What to Do if Your Funds Are Held or Account Banned
If you find yourself in this challenging situation, consider these steps:
- Contact the Processor (Again): While they may not provide specific details, a persistent and professional approach might yield some general guidance or confirm the duration of any fund holds.
- Explore Alternative Processors Immediately: Your priority is to restore your ability to accept payments. Research and onboard a new payment gateway as quickly as possible. Be transparent about your history if asked, as honesty can sometimes facilitate acceptance with a new provider.
- Seek Legal Counsel: For significant fund holds or if you believe the ban is entirely unjust and without cause, consulting with a legal professional specializing in e-commerce and payment disputes can provide options for recourse.
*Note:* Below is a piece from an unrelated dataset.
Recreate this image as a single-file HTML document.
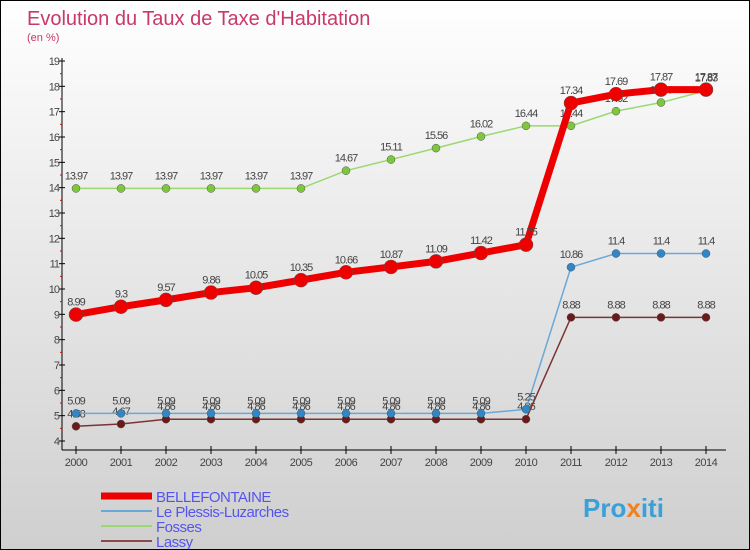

- Review and Adapt: Use the experience as a catalyst to rigorously review your business practices, identify potential risk factors, and implement stronger chargeback prevention and customer service protocols.
The landscape of e-commerce payment processing is complex and often unforgiving. By understanding the hidden triggers, proactively managing your risk profile, and diversifying your payment strategies, you can significantly enhance your business's resilience against unexpected bans and fund holds, ensuring long-term financial stability.